A noter que le film de Rosselini sert de témoignage quasi documentaire, car il fut
tourné en 1945 ; pour dénoncer « à vif » la barbarie nazie. Il fut par ailleurs
tourné en extérieur dans une Italie en ruine.

Ainsi reconstituer l'Histoire, signifie être au plus près de la réalité. Enfin nous
constatons dans les deux films, l'importance d’une musique extra diégétique pour
conférer à ceux-ci, une vision à la fois lyrique et dramatique.
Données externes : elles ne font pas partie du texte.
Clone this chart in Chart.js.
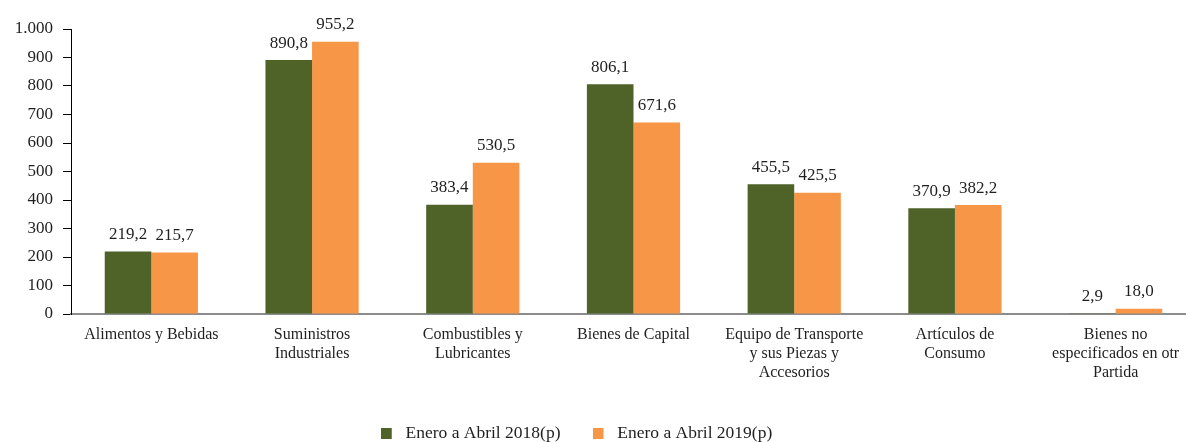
<!DOCTYPE html>
<html>
<head>
<meta charset="utf-8">
<script src="https://cdn.jsdelivr.net/npm/chart.js@4"></script>
<style>
  html, body { margin: 0; padding: 0; background: #fff; overflow: hidden; width: 1186px; height: 442px; }
  #wrap { width: 1196px; height: 442px; position: relative; }
</style>
</head>
<body>
<div id="wrap"><canvas id="c"></canvas></div>
<script>
const categories = [
  "Alimentos y Bebidas",
  ["Suministros", "Industriales"],
  ["Combustibles y", "Lubricantes"],
  "Bienes de Capital",
  ["Equipo de Transporte", "y sus Piezas y", "Accesorios"],
  ["Artículos de", "Consumo"],
  ["Bienes no", "especificados en otr", "Partida"]
];
const seriesNames = ["Enero a Abril 2018(p)", "Enero a Abril 2019(p)"];
const values2018 = [219.2, 890.8, 383.4, 806.1, 455.5, 370.9, 2.9];
const values2019 = [215.7, 955.2, 530.5, 671.6, 425.5, 382.2, 18.0];
const yTicks = [0, 100, 200, 300, 400, 500, 600, 700, 800, 900, 1000];

const GREEN = "#4F6228";
const ORANGE = "#F79646";
const FONT = "'Liberation Serif', 'Times New Roman', serif";
const TEXT = "#1f1f1f";

function fmtThousands(v) {
  const s = String(Math.round(v));
  return s.replace(/\B(?=(\d{3})+(?!\d))/g, ".");
}
function fmtDecimal(v) {
  return v.toFixed(1).replace(".", ",");
}

function legendSwatch(color) {
  const c = document.createElement("canvas");
  c.width = 21; c.height = 11;
  const g = c.getContext("2d");
  g.fillStyle = color;
  g.fillRect(0, 0, 11, 11);
  return c;
}

const dataLabels = {
  id: "dataLabels",
  afterDatasetsDraw(chart) {
    const ctx = chart.ctx;
    ctx.save();
    ctx.font = "17px " + FONT;
    ctx.fillStyle = TEXT;
    ctx.textAlign = "center";
    ctx.textBaseline = "middle";
    chart.data.datasets.forEach((ds, i) => {
      const meta = chart.getDatasetMeta(i);
      meta.data.forEach((el, j) => {
        ctx.fillText(fmtDecimal(ds.data[j]), el.x, el.y - 17);
      });
    });
    ctx.restore();
  }
};

const legendShift = {
  id: "legendShift",
  afterLayout(chart) {
    const lg = chart.legend;
    if (lg) {
      lg.left -= 19;
      lg.right -= 19;
    }
  }
};

new Chart(document.getElementById("c"), {
  type: "bar",
  data: {
    labels: categories,
    datasets: [
      { label: seriesNames[0], data: values2018, backgroundColor: GREEN, borderWidth: 0 },
      { label: seriesNames[1], data: values2019, backgroundColor: ORANGE, borderWidth: 0 }
    ]
  },
  options: {
    responsive: true,
    maintainAspectRatio: false,
    animation: false,
    layout: { padding: { top: 29, right: 0, left: 0, bottom: -10 } },
    datasets: { bar: { categoryPercentage: 0.58, barPercentage: 1.0 } },
    plugins: {
      tooltip: { enabled: false },
      legend: {
        position: "bottom",
        labels: {
          usePointStyle: true,
          pointStyleWidth: 11,
          boxHeight: 11,
          padding: 37,
          color: TEXT,
          font: { family: FONT, size: 17.5 },
          generateLabels(chart) {
            const items = Chart.defaults.plugins.legend.labels.generateLabels(chart);
            items.forEach((it, i) => {
              it.pointStyle = legendSwatch(i === 0 ? GREEN : ORANGE);
            });
            return items;
          }
        }
      }
    },
    scales: {
      x: {
        grid: { display: false, drawTicks: false },
        border: { display: true, color: "#8c8c8c", width: 2 },
        ticks: {
          color: TEXT,
          font: { family: FONT, size: 16, lineHeight: 1.19 },
          padding: 11,
          maxRotation: 0,
          autoSkip: false
        },
        afterFit(scale) { scale.height = 73.5; }
      },
      y: {
        min: 0,
        max: 1000,
        afterBuildTicks(scale) { scale.ticks = yTicks.map(v => ({ value: v })); },
        grid: { display: true, drawOnChartArea: false, drawTicks: true, tickLength: 8, color: "#000" },
        border: { display: true, color: "#000", width: 1 },
        ticks: {
          color: TEXT,
          font: { family: FONT, size: 17 },
          padding: 10,
          callback: (v) => fmtThousands(v)
        },
        afterFit(scale) { scale.width = 71; }
      }
    }
  },
  plugins: [dataLabels, legendShift]
});
</script>
</body>
</html>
En revanche le film de Steven Spielberg, La Liste de Schindler (film postérieur
à les Uns et les Autres et Partir Revenir, mais antérieur aux Misérables de Lelouch)
est un film que Lelouch a dû s'inspirer de loin, au moment du tournage des
Misérables (même si les séquences d'embarquement des juifs, dans les trains vers
Auschwitz semblent équivalentes). Pourtant il est nécessaire de parler un peu de
cette autre vision de l’Holocauste, afin de comprendre comment le cinéma selon
Spielberg, reconstitue l’Histoire à travers l’innommable et l'irreprésentable. Chez
Spielberg il y à tout d'abord, cette notion d'éthique et de morale ; voir ainsi la
séquence d'adieu entre Oscar Schindler et Isaac Stern son secrétaire, lui remettant
une bague en hébreu où est inscrite la mention « quiconque sauve une vie, sauve
l'humanité tout entière ».

Tout le film est ancré par cette dimension humaniste et morale. Le film est
basé sur une histoire vraie, Oscar Schindler a vraiment existé et sauvé 1100 juifs.
Au début du film, le personnage de Schindler (incarné par Liam Neesson) est un
industriel nazi qui ne pense qu'au profit et à l’argent, ce n'est que petit à petit qu'il
va aller vers la rédemption en décidant de sauver les ouvriers juifs. Voir ainsi la
séquence de la rafle dans le ghetto : Oscar Schindler est témoins du massacre et
à partir de là, son regard change progressivement.